The operation is usually performed by old women or traditional birth attendants, also known as cirumcisers or excisors. They are mostly women except in some places such as Nigeria where barbers do the operation. Mothers never circumcise their own daughters but assist the excisors by holding the hand or feet of their daughter. Men are rarely present at the operation of their daughters.

The circumcisers use special knives, scissors, razor blades, kitchen knives or pieces of glass for the operation. For example, a survey of 300 women in western Sierra Leone showed that in 81 of the cases razor blades were used, traditional knives in 166, surgical scalpel 6, broken bottles 4, and others 12 (Statistical Record of women worldwide). In most cases anaesthetics and antiseptics are generally not used. Physical force is used when necessary to control a struggling girl during the operation which in most cases will make the operator miss the target and cut also the surrounding parts of the clitoris. The operations are done under unhygenic condition with the instrument of operation being used over and over without cleaning which could be a reason for the transmission of HIV and other infections.

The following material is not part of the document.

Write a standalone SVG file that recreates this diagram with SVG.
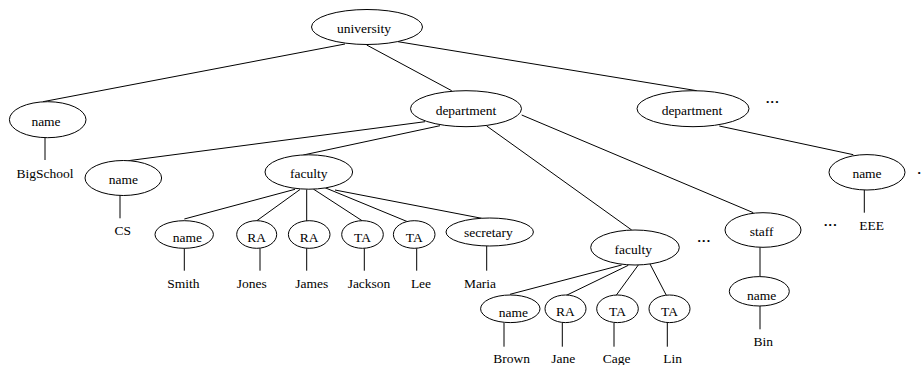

In cases of initation, where a group of similar age-groups under go the operation, it is usually performed under a special tree or a site selected for the occasion ouside the village, and inside a hut or backyard in individual cases. Individual operations may take place either at the home or work place of the excisor or the home of the individual to be excised. In the latter case, the excisor will have the privilege of taking part in the festivity following the operation. The places where the operations take place are usually unhygenic for any form of operation and help to spread a variety of bacterial viruses and infections. In some urban areas the operation is done in hospitals or clinics.

Age of Operation

The age at which the operation is performed varies from community to community and ranges from new born babies aged 7 or 8 days, as in Ethiopia and partly Nigeria, to puberty. Traditionally, in Africa as a puberty rite it was performed at the age of 12 to 15 years, just before the onset of menustration. Recent studies have shown that most parents have their children operated when they are within the 4 to 10 years age. For example, in the case of Senegal 84.5% of the children are circumcised before they reach their 10th birthday (Diallo 1998). Now the age for operation had gradually been reduced so that the children are in a position not to complain or rebel.